As part of its Corporate Business Plan which is being partially financed by an $81Mn loan from the Inter-American Development Bank, the Corporation entered into a 10-year agreement with Miya Water (a member of the Arison Group) to reduce water losses from what was then estimated at 5 Million gallons per day (Migd) to 2.5 Million gallons per day in 5 years and to 2.0 Migd in 7 years. Further, Miya Water was contracted to maintain those reductions until Year 10. Miya conducted studies in 2012 and developed a comprehensive strategy for water loss reduction. They then commenced implementation in 2013. During its studies, Miya determined that losses were actually almost 6.9 Migd but despite this, the Corporation and Miya have made significant progress.
Also by way of background, Consolidated Water Co.
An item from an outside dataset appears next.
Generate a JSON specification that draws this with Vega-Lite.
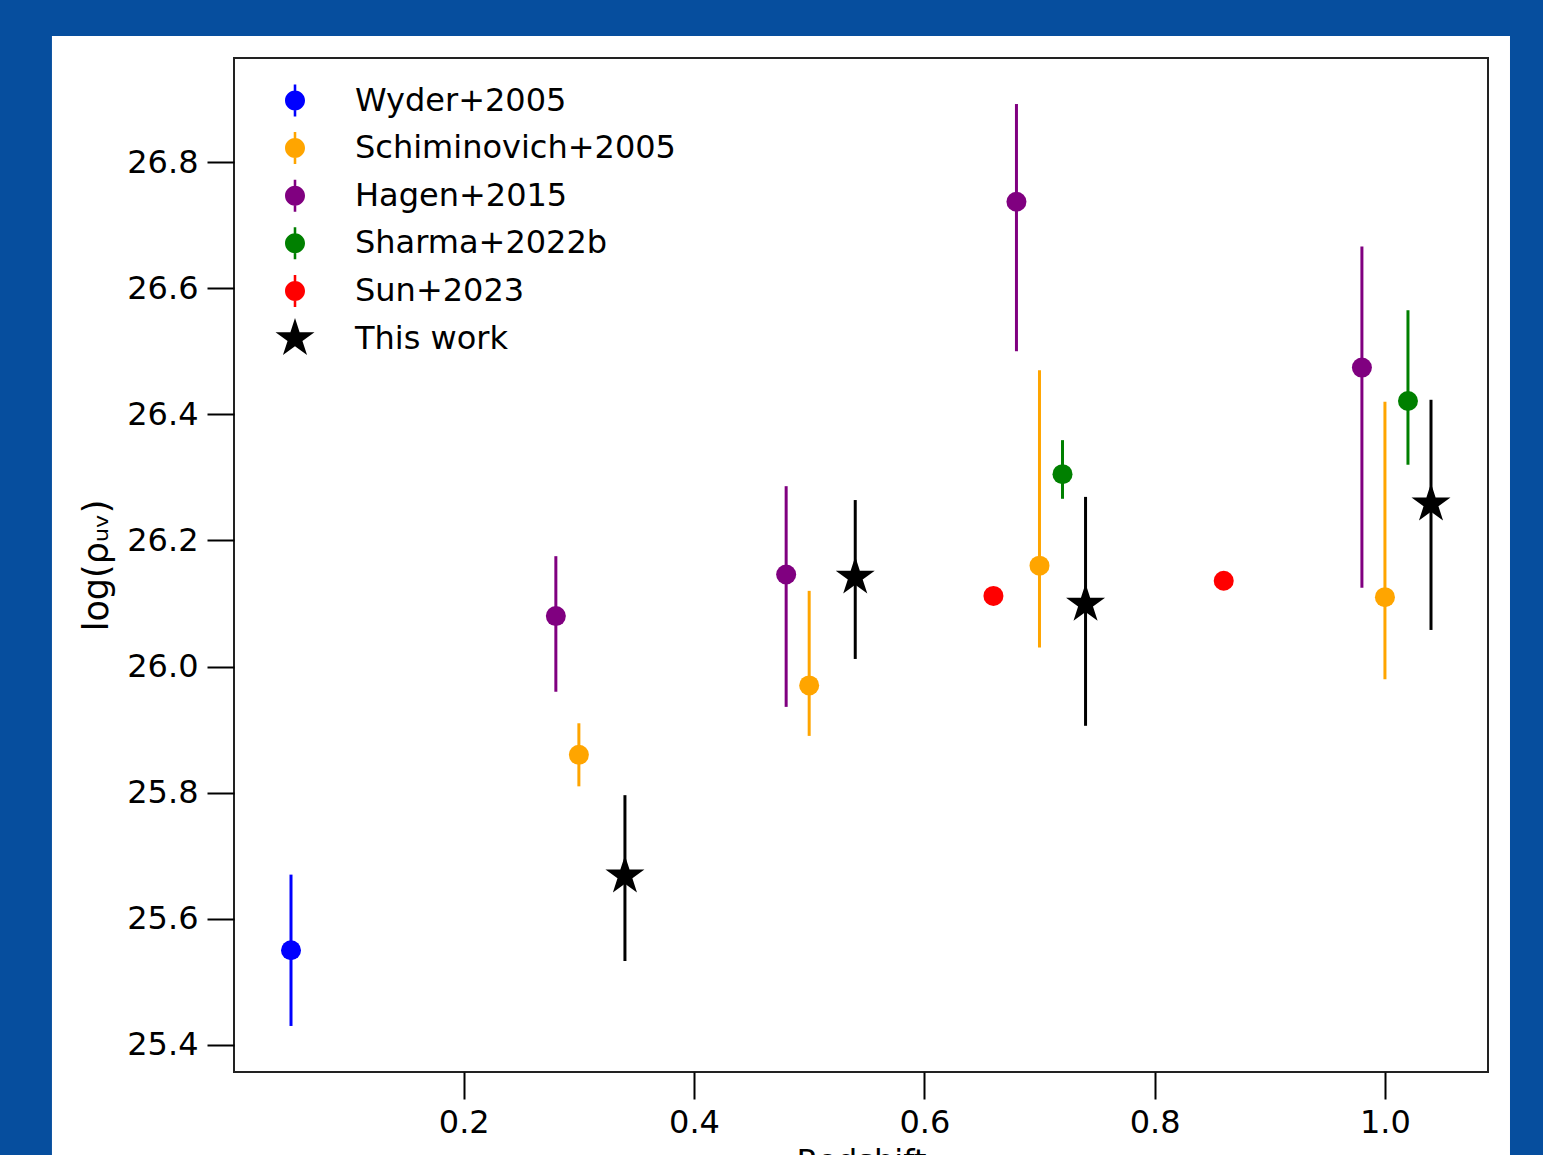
{
  "$schema": "https://vega.github.io/schema/vega-lite/v6.json",
  "autosize": {"type": "none"},
  "width": 1254,
  "height": 1014,
  "padding": {"left": 234, "top": 58, "right": 55, "bottom": 83},
  "background": "#064e9e",
  "config": {
    "font": "DejaVu Sans",
    "view": {"stroke": null},
    "axis": {
      "labelFont": "DejaVu Sans",
      "labelFontSize": 32,
      "labelColor": "#000000",
      "tickSize": 27,
      "tickWidth": 2,
      "tickColor": "#000000",
      "domain": false,
      "grid": false,
      "titleFont": "DejaVu Sans",
      "titleFontSize": 32,
      "titleFontWeight": "normal",
      "titleColor": "#000000"
    }
  },
  "resolve": {"legend": {"color": "independent", "shape": "independent"}},
  "data": {
    "values": [
      {"series": "Wyder+2005", "z": 0.05, "y": 25.55, "lo": 25.43, "hi": 25.67},
      {"series": "Schiminovich+2005", "z": 0.3, "y": 25.86, "lo": 25.81, "hi": 25.91},
      {"series": "Schiminovich+2005", "z": 0.5, "y": 25.97, "lo": 25.89, "hi": 26.12},
      {"series": "Schiminovich+2005", "z": 0.7, "y": 26.16, "lo": 26.03, "hi": 26.47},
      {"series": "Schiminovich+2005", "z": 1.0, "y": 26.11, "lo": 25.98, "hi": 26.42},
      {"series": "Hagen+2015", "z": 0.28, "y": 26.08, "lo": 25.96, "hi": 26.175},
      {"series": "Hagen+2015", "z": 0.48, "y": 26.146, "lo": 25.936, "hi": 26.286},
      {"series": "Hagen+2015", "z": 0.68, "y": 26.737, "lo": 26.5, "hi": 26.892},
      {"series": "Hagen+2015", "z": 0.98, "y": 26.474, "lo": 26.125, "hi": 26.666},
      {"series": "Sharma+2022b", "z": 0.72, "y": 26.305, "lo": 26.266, "hi": 26.359},
      {"series": "Sharma+2022b", "z": 1.02, "y": 26.421, "lo": 26.32, "hi": 26.565},
      {"series": "Sun+2023", "z": 0.66, "y": 26.112, "lo": 26.105, "hi": 26.119},
      {"series": "Sun+2023", "z": 0.86, "y": 26.136, "lo": 26.125, "hi": 26.146},
      {"series": "This work", "z": 0.34, "y": 25.668, "lo": 25.533, "hi": 25.796},
      {"series": "This work", "z": 0.54, "y": 26.142, "lo": 26.012, "hi": 26.264},
      {"series": "This work", "z": 0.74, "y": 26.099, "lo": 25.906, "hi": 26.269},
      {"series": "This work", "z": 1.04, "y": 26.258, "lo": 26.058, "hi": 26.423}
    ]
  },
  "layer": [
    {
      "data": {"values": [{}]},
      "mark": {"type": "rect", "fill": "#ffffff", "stroke": null},
      "encoding": {
        "x": {"datum": -0.1576, "type": "quantitative",
              "scale": {"domain": [0.0005, 1.0895], "nice": false, "zero": false},
              "axis": {"values": [0.2, 0.4, 0.6, 0.8, 1.0], "format": ".1f", "title": "Redshift", "labelPadding": 8, "titlePadding": 8, "zindex": 1}},
        "x2": {"datum": 1.1086},
        "y": {"datum": 27.0, "type": "quantitative",
              "scale": {"domain": [25.357, 26.965], "nice": false, "zero": false},
              "axis": {"values": [25.4, 25.6, 25.8, 26.0, 26.2, 26.4, 26.6, 26.8], "format": ".1f", "title": "log(ρᵤᵥ)", "titleFontSize": 35, "labelPadding": 9, "titlePadding": 12, "zindex": 1}},
        "y2": {"datum": 24.9}
      }
    },
    {
      "mark": {"type": "rule", "strokeWidth": 3},
      "encoding": {
        "x": {"field": "z", "type": "quantitative"},
        "y": {"field": "lo", "type": "quantitative"},
        "y2": {"field": "hi"},
        "color": {"field": "series", "type": "nominal", "legend": null,
                  "scale": {"domain": ["Wyder+2005", "Schiminovich+2005", "Hagen+2015", "Sharma+2022b", "Sun+2023", "This work"],
                            "range": ["#0000ff", "#ffa500", "#800080", "#008000", "#ff0000", "#000000"]}}
      }
    },
    {
      "transform": [{"filter": "datum.series !== 'This work'"}],
      "mark": {"type": "point", "shape": "circle", "size": 400, "filled": true, "opacity": 1, "strokeWidth": 0},
      "encoding": {
        "x": {"field": "z", "type": "quantitative"},
        "y": {"field": "y", "type": "quantitative"},
        "color": {"field": "series", "type": "nominal", "legend": null}
      }
    },
    {
      "transform": [{"filter": "datum.series === 'This work'"}],
      "mark": {"type": "point", "shape": "M0,-1L-0.2245,-0.309L-0.9511,-0.309L-0.3633,0.118L-0.5878,0.809L0,0.382L0.5878,0.809L0.3633,0.118L0.9511,-0.309L0.2245,-0.309Z", "size": 1681, "filled": true, "opacity": 1, "strokeWidth": 0},
      "encoding": {
        "x": {"field": "z", "type": "quantitative"},
        "y": {"field": "y", "type": "quantitative"},
        "color": {"field": "series", "type": "nominal", "legend": null}
      }
    },
    {
      "mark": {"type": "point", "filled": true, "opacity": 0, "size": 0},
      "encoding": {
        "x": {"field": "z", "type": "quantitative"},
        "y": {"field": "y", "type": "quantitative"},
        "color": {"field": "series", "type": "nominal",
                  "legend": {"title": null, "orient": "none", "legendX": 45, "legendY": 26.5, "direction": "vertical",
                             "symbolSize": 1024, "symbolOpacity": 1, "symbolStrokeWidth": 0,
                             "labelFont": "DejaVu Sans", "labelFontSize": 32, "labelColor": "#000000", "labelOffset": 44,
                             "rowPadding": 9.6, "padding": 0, "labelLimit": 1000, "zindex": 2}},
        "shape": {"field": "series", "type": "nominal",
                  "scale": {"domain": ["Wyder+2005", "Schiminovich+2005", "Hagen+2015", "Sharma+2022b", "Sun+2023", "This work"],
                            "range": [
                              "M0,-1.28L0,-1.28ZM0,1.0355L0,1.0355ZM0.625,0A0.625,0.625 0 1 1 -0.625,0A0.625,0.625 0 1 1 0.625,0ZM-0.08,-1L0.08,-1L0.08,1L-0.08,1Z",
                              "M0,-1.28L0,-1.28ZM0,1.0355L0,1.0355ZM0.625,0A0.625,0.625 0 1 1 -0.625,0A0.625,0.625 0 1 1 0.625,0ZM-0.08,-1L0.08,-1L0.08,1L-0.08,1Z",
                              "M0,-1.28L0,-1.28ZM0,1.0355L0,1.0355ZM0.625,0A0.625,0.625 0 1 1 -0.625,0A0.625,0.625 0 1 1 0.625,0ZM-0.08,-1L0.08,-1L0.08,1L-0.08,1Z",
                              "M0,-1.28L0,-1.28ZM0,1.0355L0,1.0355ZM0.625,0A0.625,0.625 0 1 1 -0.625,0A0.625,0.625 0 1 1 0.625,0ZM-0.08,-1L0.08,-1L0.08,1L-0.08,1Z",
                              "M0,-1.28L0,-1.28ZM0,1.0355L0,1.0355ZM0.625,0A0.625,0.625 0 1 1 -0.625,0A0.625,0.625 0 1 1 0.625,0ZM-0.08,-1L0.08,-1L0.08,1L-0.08,1Z",
                              "M0,-1.28L-0.2874,-0.3955L-1.2174,-0.3955L-0.465,0.151L-0.7524,1.0355L0,0.489L0.7524,1.0355L0.465,0.151L1.2174,-0.3955L0.2874,-0.3955Z"
                            ]},
                  "legend": {"title": null, "orient": "none", "legendX": 45, "legendY": 26.5, "direction": "vertical",
                             "symbolSize": 1024, "symbolOpacity": 1, "symbolStrokeWidth": 0,
                             "labelFont": "DejaVu Sans", "labelFontSize": 32, "labelColor": "#000000", "labelOffset": 44,
                             "rowPadding": 9.6, "padding": 0, "labelLimit": 1000, "zindex": 2}}
      }
    },
    {
      "data": {"values": [{}]},
      "mark": {"type": "rect", "filled": false, "stroke": "#222222", "strokeWidth": 2},
      "encoding": {
        "x": {"datum": 0.0005, "type": "quantitative"},
        "x2": {"datum": 1.0895},
        "y": {"datum": 26.965, "type": "quantitative"},
        "y2": {"datum": 25.357}
      }
    }
  ]
}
Ltd. (CWCO) provides bulk water under long-term contracts to the Water and Sewerage Corporation. This cost/benefit decision saw the cessation of water barging from Andros to New Providence. Consolidated owns and operates two desalination plants on New Providence and supplies over 90% of the potable water distributed by the Corporation.
Here is the good news. This year, for the first time since its engagement,
Consolidated Water reported that its revenues for 2014 were significantly decreased. This decrease is directly attributed to the efforts of the Water & Sewerage Corporation and Miya Water Bahamas to reduce water losses in New Providence.
In just over 18 months of implementation, NRW has been reduced from its initial level of 6.9Migd, to 4.9Migd on an annual basis. Miya has already exceeded its target of 5.5Migd for 2014 at the prompting of the Corporation’s Management and Board of Directors.
The direct benefits of these accomplishments are obvious and reflected in Consolidated Water’s recent report of reduced revenues. As recently as 2013, both desalination plants were running at full capacity and any interruption in water production resulted in depletion of storage and rationing supplies to consumers.
Now, WSC is able to authorise occasional plant shutdowns and Consolidated Water is able to perform it preventive maintenance programmes with little or no effect on water supply.
The benefits do not end there. As a result of the infrastructure installed, and the monitoring and control equipment put in place under the project, the number and frequency of leaks have decreased, thereby reducing overtime requirements and allowing the Corporation to focus on other maintenance activities.
Software introduced under the project has also integrated the customer service, work order management, and distribution monitoring systems into a seamless NRW and general asset management system.
I am very proud to note that under an agreement signed between BTC and WSC during 2002-2007, there are over 250 monitoring points in the distribution system being serviced through BTC’s data network. This allows the Corporation to detect and react to system problems more efficiently and effectively. This is in addition to a control system which now allows the Corporation to monitor its tank levels, pump operation status, and to even control those pumps if required.
Over the life of the project it is expected that more than 10 billion gallons of water will be saved. By avoiding production of this water, we will save 7 million gallons of diesel and 33 gigawatts-hours of electricity. This is, I am advised, equivalent to powering over 600 households and over 800 vehicles for 10 years.
This is good news, Mr. Speaker!
As I mentioned earlier, this critical and already successful project is partially financed by an $81Mn loan programme with the IDB whose specific objectives are to:
(i) reduce water losses;
(ii)strengthen the institution of the WSC;
(iii)upgrade and rehabilitate selected sewerage infrastructure; and
(iv)improve the legal and regulatory framework of the sector.
The goal of these initiatives is the financial and operational sustainability of the Corporation. By all accounts, the Water & Sewerage Corporation is well on its way to making the grade, though we acknowledge there is much more to be done.
Other major activities in progress include the preparation of a Sewerage Master Plan for New Providence and drafting legislation to enable URCA to regulate the water sector as it does the communications sector, and as is planned for the electricity sector.
The Corporation is also reviewing an automated meter-reading system, which is compatible with existing BEC meters and which could allow both corporations to integrate meter reading and possibly billing, thus improving operational efficiency and customer service for both organisations.
WSC is also in discussions with its major Family Islands desalinated water supplier, Aqua Design/GE and third parties, to introduce renewable (wind) energy at its production facilities thus lowering the cost of water production in the Family Islands.
The saying goes, “No news is good news.” I disagree and hold to the creed that “beautiful are the feet of those who bring good news of good things.” Today, I congratulate the Board of Directors, Management and Staff of the Water & Sewerage Corporation along with its partner Miya for diligently working to bring much needed relief to the people of The Bahamas. I also thank Consolidated Water for ensuring that the Corporation has a reliable and now plenteous supply of water.
Good news, Mr. Speaker. Thank God for good news!